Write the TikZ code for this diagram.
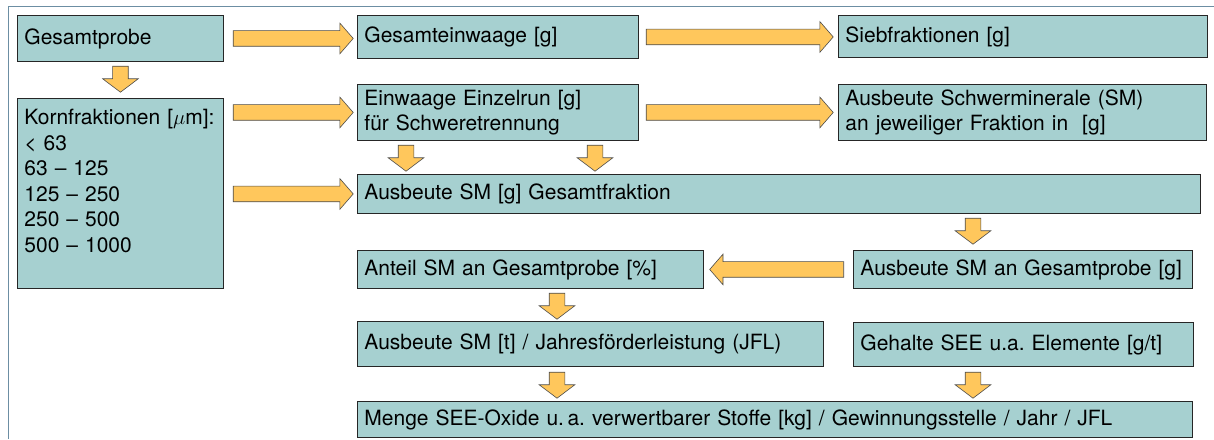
\documentclass[tikz,border=0pt]{standalone}
\usepackage{fontspec}
\setmainfont{TeX Gyre Heros}
\usetikzlibrary{positioning,shapes.arrows}
\definecolor{kastenfarbe}{HTML}{A6D0D0}
\definecolor{pfeilfarbe}{HTML}{FFC75C}
\definecolor{rahmenfarbe}{HTML}{6C8EA3}

\begin{document}
\begin{tikzpicture}[x=1pt,y=-1pt,
                    kasten/.style = {draw=black!85, line width=0.9pt, fill=kastenfarbe,
                                     anchor=north west, inner xsep=7pt, inner ysep=0pt,
                                     align=left, font=\fontsize{21}{25.5}\selectfont},
                    pfeil/.style = {single arrow, draw=black!70, line width=0.6pt, fill=pfeilfarbe,
                                    inner sep=7.5pt, minimum height=#1,
                                    single arrow head extend=7.5pt, single arrow tip angle=98},
                    rechts/.style = {pfeil=#1, anchor=west},
                    links/.style = {pfeil=#1, shape border rotate=180, anchor=east},
                    runter/.style = {pfeil=26pt, shape border rotate=270, anchor=north,
                                     single arrow head extend=10pt, single arrow tip angle=106}]
  \useasboundingbox (0,0) rectangle (1214,439);
  \draw[rahmenfarbe, line width=0.8pt] (1214,6) -- (8,6) -- (8,439);

  % Kaesten
  \node[kasten, text width=192pt, minimum height=46pt] (probe) at (17,15) {Gesamtprobe};
  \node[kasten, text width=267pt, minimum height=43pt] (einwaage) at (357,15) {Gesamteinwaage [g]};
  \node[kasten, text width=355pt, minimum height=42pt] (sieb) at (838,15) {Siebfraktionen [g]};
  \node[kasten, text width=192pt, minimum height=190pt] (korn) at (17,98)
    {Kornfraktionen [$\mu$m]:\\< 63\\63 -- 125\\125 -- 250\\250 -- 500\\500 -- 1000\\ \mbox{}};
  \node[kasten, text width=267pt, minimum height=56pt] (einzel) at (357,84)
    {Einwaage Einzelrun [g]\\für Schweretrennung};
  \node[kasten, text width=354pt, minimum height=56pt] (schwer) at (838,84)
    {Ausbeute Schwerminerale (SM)\\an jeweiliger Fraktion in~~[g]};
  \node[kasten, text width=829pt, minimum height=39pt] (gesfrak) at (357,174)
    {Ausbeute SM [g] Gesamtfraktion};
  \node[kasten, text width=325pt, minimum height=38pt] (smprobe) at (853,250)
    {Ausbeute SM an Gesamtprobe [g]};
  \node[kasten, text width=332pt, minimum height=38pt] (anteil) at (357,250)
    {Anteil SM an Gesamtprobe [\%]};
  \node[kasten, text width=452pt, minimum height=45pt] (jfl) at (357,321)
    {Ausbeute SM [t] / Jahresförderleistung (JFL)};
  \node[kasten, text width=326pt, minimum height=44pt] (see) at (853,322)
    {Gehalte SEE u.a.\ Elemente [g/t]};
  \node[kasten, text width=821pt, minimum height=36pt] (menge) at (357,401)
    {Menge SEE-Oxide u.\,a.\ verwertbarer Stoffe [kg] / Gewinnungsstelle / Jahr / JFL};

  % Pfeile
  \node[rechts=120pt, right=9pt of probe] (p1) {};
  \node[rechts=187pt, right=7pt of einwaage] (p2) {};
  \node[rechts=120pt, right=9pt of korn.east |- einzel.east] (p3) {};
  \node[rechts=187pt, right=7pt of einzel] (p4) {};
  \node[rechts=120pt, right=9pt of korn.east |- gesfrak.east] (p5) {};
  \node[links=134pt, left=9pt of smprobe] (p6) {};
  \node[runter, below=4pt of probe] (d1) {};
  \node[runter, below=4pt of einzel.south west, xshift=49pt] (d2) {};
  \node[runter, below=4pt of einzel.south west, xshift=238pt] (d3) {};
  \node[runter, below=4pt of gesfrak.south west, xshift=616pt] (d4) {};
  \node[runter, below=4pt of anteil.south west, xshift=200pt] (d5) {};
  \node[runter, below=5pt of jfl.south west, xshift=200pt] (d6) {};
  \node[runter, below=5pt of see.south west, xshift=120pt] (d7) {};
\end{tikzpicture}
\end{document}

◆ ◆ ◆ ◆ ◆

Set the listing down in full and exactly. Pictures within it should not appear in the copy.

• RESULT:
Write the TikZ code for this diagram.
\documentclass[tikz,border=0pt]{standalone}
\usepackage{fontspec}
\setmainfont{TeX Gyre Heros}
\usetikzlibrary{positioning,shapes.arrows}
\definecolor{kastenfarbe}{HTML}{A6D0D0}
\definecolor{pfeilfarbe}{HTML}{FFC75C}
\definecolor{rahmenfarbe}{HTML}{6C8EA3}

\begin{document}
\begin{tikzpicture}[x=1pt,y=-1pt,
                    kasten/.style = {draw=black!85, line width=0.9pt, fill=kastenfarbe,
                                     anchor=north west, inner xsep=7pt, inner ysep=0pt,
                                     align=left, font=\fontsize{21}{25.5}\selectfont},
                    pfeil/.style = {single arrow, draw=black!70, line width=0.6pt, fill=pfeilfarbe,
                                    inner sep=7.5pt, minimum height=#1,
                                    single arrow head extend=7.5pt, single arrow tip angle=98},
                    rechts/.style = {pfeil=#1, anchor=west},
                    links/.style = {pfeil=#1, shape border rotate=180, anchor=east},
                    runter/.style = {pfeil=26pt, shape border rotate=270, anchor=north,
                                     single arrow head extend=10pt, single arrow tip angle=106}]
  \useasboundingbox (0,0) rectangle (1214,439);
  \draw[rahmenfarbe, line width=0.8pt] (1214,6) -- (8,6) -- (8,439);

  % Kaesten
  \node[kasten, text width=192pt, minimum height=46pt] (probe) at (17,15) {Gesamtprobe};
  \node[kasten, text width=267pt, minimum height=43pt] (einwaage) at (357,15) {Gesamteinwaage [g]};
  \node[kasten, text width=355pt, minimum height=42pt] (sieb) at (838,15) {Siebfraktionen [g]};
  \node[kasten, text width=192pt, minimum height=190pt] (korn) at (17,98)
    {Kornfraktionen [$\mu$m]:\\< 63\\63 -- 125\\125 -- 250\\250 -- 500\\500 -- 1000\\ \mbox{}};
  \node[kasten, text width=267pt, minimum height=56pt] (einzel) at (357,84)
    {Einwaage Einzelrun [g]\\für Schweretrennung};
  \node[kasten, text width=354pt, minimum height=56pt] (schwer) at (838,84)
    {Ausbeute Schwerminerale (SM)\\an jeweiliger Fraktion in~~[g]};
  \node[kasten, text width=829pt, minimum height=39pt] (gesfrak) at (357,174)
    {Ausbeute SM [g] Gesamtfraktion};
  \node[kasten, text width=325pt, minimum height=38pt] (smprobe) at (853,250)
    {Ausbeute SM an Gesamtprobe [g]};
  \node[kasten, text width=332pt, minimum height=38pt] (anteil) at (357,250)
    {Anteil SM an Gesamtprobe [\%]};
  \node[kasten, text width=452pt, minimum height=45pt] (jfl) at (357,321)
    {Ausbeute SM [t] / Jahresförderleistung (JFL)};
  \node[kasten, text width=326pt, minimum height=44pt] (see) at (853,322)
    {Gehalte SEE u.a.\ Elemente [g/t]};
  \node[kasten, text width=821pt, minimum height=36pt] (menge) at (357,401)
    {Menge SEE-Oxide u.\,a.\ verwertbarer Stoffe [kg] / Gewinnungsstelle / Jahr / JFL};

  % Pfeile
  \node[rechts=120pt, right=9pt of probe] (p1) {};
  \node[rechts=187pt, right=7pt of einwaage] (p2) {};
  \node[rechts=120pt, right=9pt of korn.east |- einzel.east] (p3) {};
  \node[rechts=187pt, right=7pt of einzel] (p4) {};
  \node[rechts=120pt, right=9pt of korn.east |- gesfrak.east] (p5) {};
  \node[links=134pt, left=9pt of smprobe] (p6) {};
  \node[runter, below=4pt of probe] (d1) {};
  \node[runter, below=4pt of einzel.south west, xshift=49pt] (d2) {};
  \node[runter, below=4pt of einzel.south west, xshift=238pt] (d3) {};
  \node[runter, below=4pt of gesfrak.south west, xshift=616pt] (d4) {};
  \node[runter, below=4pt of anteil.south west, xshift=200pt] (d5) {};
  \node[runter, below=5pt of jfl.south west, xshift=200pt] (d6) {};
  \node[runter, below=5pt of see.south west, xshift=120pt] (d7) {};
\end{tikzpicture}
\end{document}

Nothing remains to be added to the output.